Instructions for the task |
Write out every entry exactly as given, but omit the pictures.

Available records |
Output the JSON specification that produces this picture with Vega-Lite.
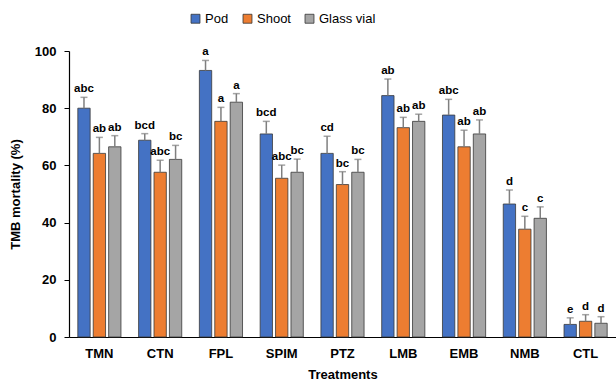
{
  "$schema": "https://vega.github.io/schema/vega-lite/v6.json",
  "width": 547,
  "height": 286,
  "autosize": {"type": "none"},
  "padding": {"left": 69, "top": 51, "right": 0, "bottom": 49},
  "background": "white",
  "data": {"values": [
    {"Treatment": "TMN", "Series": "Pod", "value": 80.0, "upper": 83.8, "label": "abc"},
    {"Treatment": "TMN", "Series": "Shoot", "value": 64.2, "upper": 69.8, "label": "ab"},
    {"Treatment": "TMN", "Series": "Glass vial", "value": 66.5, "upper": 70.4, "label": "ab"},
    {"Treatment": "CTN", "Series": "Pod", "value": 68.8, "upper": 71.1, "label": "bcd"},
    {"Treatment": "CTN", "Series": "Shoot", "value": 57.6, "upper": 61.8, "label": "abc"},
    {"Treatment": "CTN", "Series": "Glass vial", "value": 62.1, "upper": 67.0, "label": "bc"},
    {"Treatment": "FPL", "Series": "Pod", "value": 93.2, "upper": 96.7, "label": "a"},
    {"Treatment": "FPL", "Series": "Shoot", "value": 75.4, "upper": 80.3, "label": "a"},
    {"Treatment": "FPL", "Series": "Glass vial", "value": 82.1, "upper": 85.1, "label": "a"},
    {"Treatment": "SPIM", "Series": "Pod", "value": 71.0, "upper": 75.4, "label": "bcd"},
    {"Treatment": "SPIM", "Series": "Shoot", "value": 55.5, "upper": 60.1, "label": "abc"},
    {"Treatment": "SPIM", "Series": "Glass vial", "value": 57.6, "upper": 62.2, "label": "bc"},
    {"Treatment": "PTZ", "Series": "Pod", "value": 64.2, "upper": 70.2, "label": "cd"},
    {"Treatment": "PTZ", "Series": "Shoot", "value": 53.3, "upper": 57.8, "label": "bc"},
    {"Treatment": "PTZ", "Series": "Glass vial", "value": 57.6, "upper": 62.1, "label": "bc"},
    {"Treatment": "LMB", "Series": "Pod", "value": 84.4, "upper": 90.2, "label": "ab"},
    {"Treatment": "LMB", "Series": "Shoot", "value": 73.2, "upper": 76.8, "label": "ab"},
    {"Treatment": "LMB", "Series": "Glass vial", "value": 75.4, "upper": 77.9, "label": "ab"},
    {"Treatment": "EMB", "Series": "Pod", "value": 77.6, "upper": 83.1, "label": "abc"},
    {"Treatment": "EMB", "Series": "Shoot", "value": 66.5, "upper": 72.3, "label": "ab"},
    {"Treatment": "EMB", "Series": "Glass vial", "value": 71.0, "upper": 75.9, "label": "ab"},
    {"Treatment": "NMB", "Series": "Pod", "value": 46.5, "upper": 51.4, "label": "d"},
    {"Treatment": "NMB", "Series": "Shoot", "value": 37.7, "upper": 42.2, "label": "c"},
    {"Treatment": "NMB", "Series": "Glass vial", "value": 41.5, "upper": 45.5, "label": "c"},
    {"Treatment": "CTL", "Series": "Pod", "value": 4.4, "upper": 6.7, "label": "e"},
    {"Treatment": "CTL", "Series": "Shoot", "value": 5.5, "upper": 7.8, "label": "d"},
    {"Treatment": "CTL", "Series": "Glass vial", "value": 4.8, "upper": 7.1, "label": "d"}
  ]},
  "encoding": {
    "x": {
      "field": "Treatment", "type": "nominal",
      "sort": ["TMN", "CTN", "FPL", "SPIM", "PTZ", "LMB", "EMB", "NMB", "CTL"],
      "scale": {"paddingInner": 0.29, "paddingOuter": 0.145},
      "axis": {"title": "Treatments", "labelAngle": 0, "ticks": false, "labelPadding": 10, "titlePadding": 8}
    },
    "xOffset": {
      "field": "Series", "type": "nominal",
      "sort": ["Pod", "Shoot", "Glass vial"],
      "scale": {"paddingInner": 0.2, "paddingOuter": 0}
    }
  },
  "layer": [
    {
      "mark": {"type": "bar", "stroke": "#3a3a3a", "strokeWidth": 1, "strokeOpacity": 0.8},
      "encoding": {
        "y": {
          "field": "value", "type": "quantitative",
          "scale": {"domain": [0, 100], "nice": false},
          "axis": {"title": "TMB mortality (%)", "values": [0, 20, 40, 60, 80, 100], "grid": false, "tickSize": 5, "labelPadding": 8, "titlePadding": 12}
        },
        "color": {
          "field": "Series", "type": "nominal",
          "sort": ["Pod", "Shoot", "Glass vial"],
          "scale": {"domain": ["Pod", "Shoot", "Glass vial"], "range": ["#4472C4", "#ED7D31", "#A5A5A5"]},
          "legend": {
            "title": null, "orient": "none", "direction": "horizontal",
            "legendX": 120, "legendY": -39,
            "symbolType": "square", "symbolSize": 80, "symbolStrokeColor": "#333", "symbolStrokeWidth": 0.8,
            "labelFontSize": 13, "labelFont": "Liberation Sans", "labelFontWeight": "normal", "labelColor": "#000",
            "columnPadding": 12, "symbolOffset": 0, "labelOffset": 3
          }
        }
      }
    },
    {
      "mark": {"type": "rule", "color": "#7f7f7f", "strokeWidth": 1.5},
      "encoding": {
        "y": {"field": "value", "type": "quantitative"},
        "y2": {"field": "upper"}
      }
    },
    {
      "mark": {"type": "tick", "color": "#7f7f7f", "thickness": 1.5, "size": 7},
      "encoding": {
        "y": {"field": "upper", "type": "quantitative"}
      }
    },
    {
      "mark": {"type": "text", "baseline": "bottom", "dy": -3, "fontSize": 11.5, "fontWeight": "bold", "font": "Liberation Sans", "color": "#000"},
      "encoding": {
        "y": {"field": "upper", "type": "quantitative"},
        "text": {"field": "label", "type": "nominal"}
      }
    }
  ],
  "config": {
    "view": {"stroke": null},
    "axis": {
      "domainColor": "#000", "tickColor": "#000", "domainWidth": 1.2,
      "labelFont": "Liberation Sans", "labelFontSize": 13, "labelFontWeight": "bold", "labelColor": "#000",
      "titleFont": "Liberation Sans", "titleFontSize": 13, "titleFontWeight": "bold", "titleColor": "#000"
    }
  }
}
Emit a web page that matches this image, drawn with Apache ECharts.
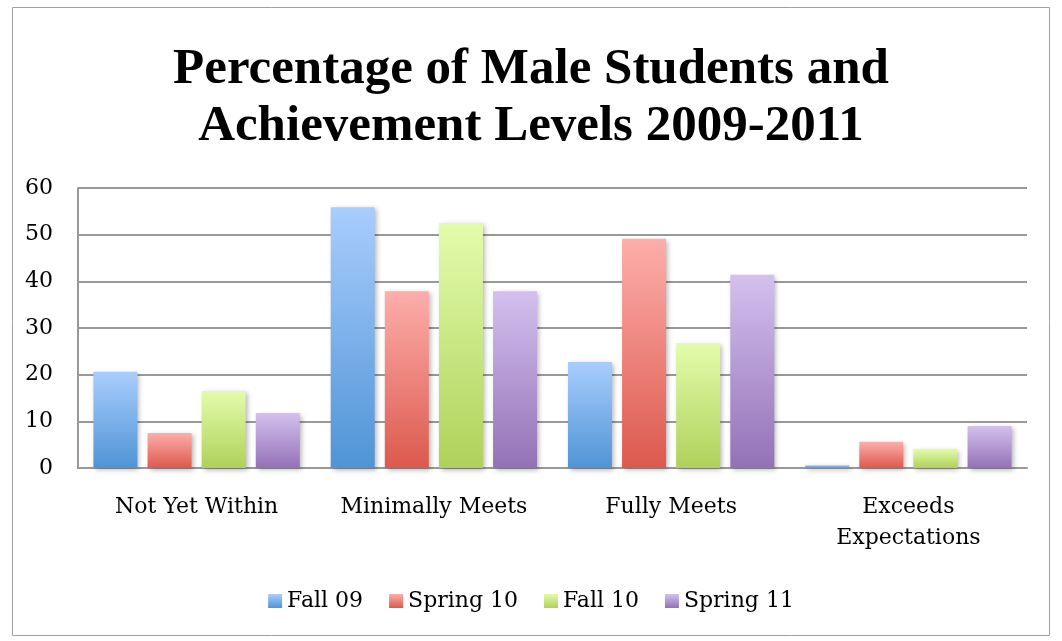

Exercise output |
Output the JSON specification that produces this picture with Vega-Lite.
{
  "$schema": "https://vega.github.io/schema/vega-lite/v6.json",
  "width": 547,
  "height": 286,
  "autosize": {"type": "none"},
  "padding": {"left": 69, "top": 51, "right": 0, "bottom": 49},
  "background": "white",
  "data": {"values": [
    {"Treatment": "TMN", "Series": "Pod", "value": 80.0, "upper": 83.8, "label": "abc"},
    {"Treatment": "TMN", "Series": "Shoot", "value": 64.2, "upper": 69.8, "label": "ab"},
    {"Treatment": "TMN", "Series": "Glass vial", "value": 66.5, "upper": 70.4, "label": "ab"},
    {"Treatment": "CTN", "Series": "Pod", "value": 68.8, "upper": 71.1, "label": "bcd"},
    {"Treatment": "CTN", "Series": "Shoot", "value": 57.6, "upper": 61.8, "label": "abc"},
    {"Treatment": "CTN", "Series": "Glass vial", "value": 62.1, "upper": 67.0, "label": "bc"},
    {"Treatment": "FPL", "Series": "Pod", "value": 93.2, "upper": 96.7, "label": "a"},
    {"Treatment": "FPL", "Series": "Shoot", "value": 75.4, "upper": 80.3, "label": "a"},
    {"Treatment": "FPL", "Series": "Glass vial", "value": 82.1, "upper": 85.1, "label": "a"},
    {"Treatment": "SPIM", "Series": "Pod", "value": 71.0, "upper": 75.4, "label": "bcd"},
    {"Treatment": "SPIM", "Series": "Shoot", "value": 55.5, "upper": 60.1, "label": "abc"},
    {"Treatment": "SPIM", "Series": "Glass vial", "value": 57.6, "upper": 62.2, "label": "bc"},
    {"Treatment": "PTZ", "Series": "Pod", "value": 64.2, "upper": 70.2, "label": "cd"},
    {"Treatment": "PTZ", "Series": "Shoot", "value": 53.3, "upper": 57.8, "label": "bc"},
    {"Treatment": "PTZ", "Series": "Glass vial", "value": 57.6, "upper": 62.1, "label": "bc"},
    {"Treatment": "LMB", "Series": "Pod", "value": 84.4, "upper": 90.2, "label": "ab"},
    {"Treatment": "LMB", "Series": "Shoot", "value": 73.2, "upper": 76.8, "label": "ab"},
    {"Treatment": "LMB", "Series": "Glass vial", "value": 75.4, "upper": 77.9, "label": "ab"},
    {"Treatment": "EMB", "Series": "Pod", "value": 77.6, "upper": 83.1, "label": "abc"},
    {"Treatment": "EMB", "Series": "Shoot", "value": 66.5, "upper": 72.3, "label": "ab"},
    {"Treatment": "EMB", "Series": "Glass vial", "value": 71.0, "upper": 75.9, "label": "ab"},
    {"Treatment": "NMB", "Series": "Pod", "value": 46.5, "upper": 51.4, "label": "d"},
    {"Treatment": "NMB", "Series": "Shoot", "value": 37.7, "upper": 42.2, "label": "c"},
    {"Treatment": "NMB", "Series": "Glass vial", "value": 41.5, "upper": 45.5, "label": "c"},
    {"Treatment": "CTL", "Series": "Pod", "value": 4.4, "upper": 6.7, "label": "e"},
    {"Treatment": "CTL", "Series": "Shoot", "value": 5.5, "upper": 7.8, "label": "d"},
    {"Treatment": "CTL", "Series": "Glass vial", "value": 4.8, "upper": 7.1, "label": "d"}
  ]},
  "encoding": {
    "x": {
      "field": "Treatment", "type": "nominal",
      "sort": ["TMN", "CTN", "FPL", "SPIM", "PTZ", "LMB", "EMB", "NMB", "CTL"],
      "scale": {"paddingInner": 0.29, "paddingOuter": 0.145},
      "axis": {"title": "Treatments", "labelAngle": 0, "ticks": false, "labelPadding": 10, "titlePadding": 8}
    },
    "xOffset": {
      "field": "Series", "type": "nominal",
      "sort": ["Pod", "Shoot", "Glass vial"],
      "scale": {"paddingInner": 0.2, "paddingOuter": 0}
    }
  },
  "layer": [
    {
      "mark": {"type": "bar", "stroke": "#3a3a3a", "strokeWidth": 1, "strokeOpacity": 0.8},
      "encoding": {
        "y": {
          "field": "value", "type": "quantitative",
          "scale": {"domain": [0, 100], "nice": false},
          "axis": {"title": "TMB mortality (%)", "values": [0, 20, 40, 60, 80, 100], "grid": false, "tickSize": 5, "labelPadding": 8, "titlePadding": 12}
        },
        "color": {
          "field": "Series", "type": "nominal",
          "sort": ["Pod", "Shoot", "Glass vial"],
          "scale": {"domain": ["Pod", "Shoot", "Glass vial"], "range": ["#4472C4", "#ED7D31", "#A5A5A5"]},
          "legend": {
            "title": null, "orient": "none", "direction": "horizontal",
            "legendX": 120, "legendY": -39,
            "symbolType": "square", "symbolSize": 80, "symbolStrokeColor": "#333", "symbolStrokeWidth": 0.8,
            "labelFontSize": 13, "labelFont": "Liberation Sans", "labelFontWeight": "normal", "labelColor": "#000",
            "columnPadding": 12, "symbolOffset": 0, "labelOffset": 3
          }
        }
      }
    },
    {
      "mark": {"type": "rule", "color": "#7f7f7f", "strokeWidth": 1.5},
      "encoding": {
        "y": {"field": "value", "type": "quantitative"},
        "y2": {"field": "upper"}
      }
    },
    {
      "mark": {"type": "tick", "color": "#7f7f7f", "thickness": 1.5, "size": 7},
      "encoding": {
        "y": {"field": "upper", "type": "quantitative"}
      }
    },
    {
      "mark": {"type": "text", "baseline": "bottom", "dy": -3, "fontSize": 11.5, "fontWeight": "bold", "font": "Liberation Sans", "color": "#000"},
      "encoding": {
        "y": {"field": "upper", "type": "quantitative"},
        "text": {"field": "label", "type": "nominal"}
      }
    }
  ],
  "config": {
    "view": {"stroke": null},
    "axis": {
      "domainColor": "#000", "tickColor": "#000", "domainWidth": 1.2,
      "labelFont": "Liberation Sans", "labelFontSize": 13, "labelFontWeight": "bold", "labelColor": "#000",
      "titleFont": "Liberation Sans", "titleFontSize": 13, "titleFontWeight": "bold", "titleColor": "#000"
    }
  }
}
Emit a web page that matches this image, drawn with Apache ECharts.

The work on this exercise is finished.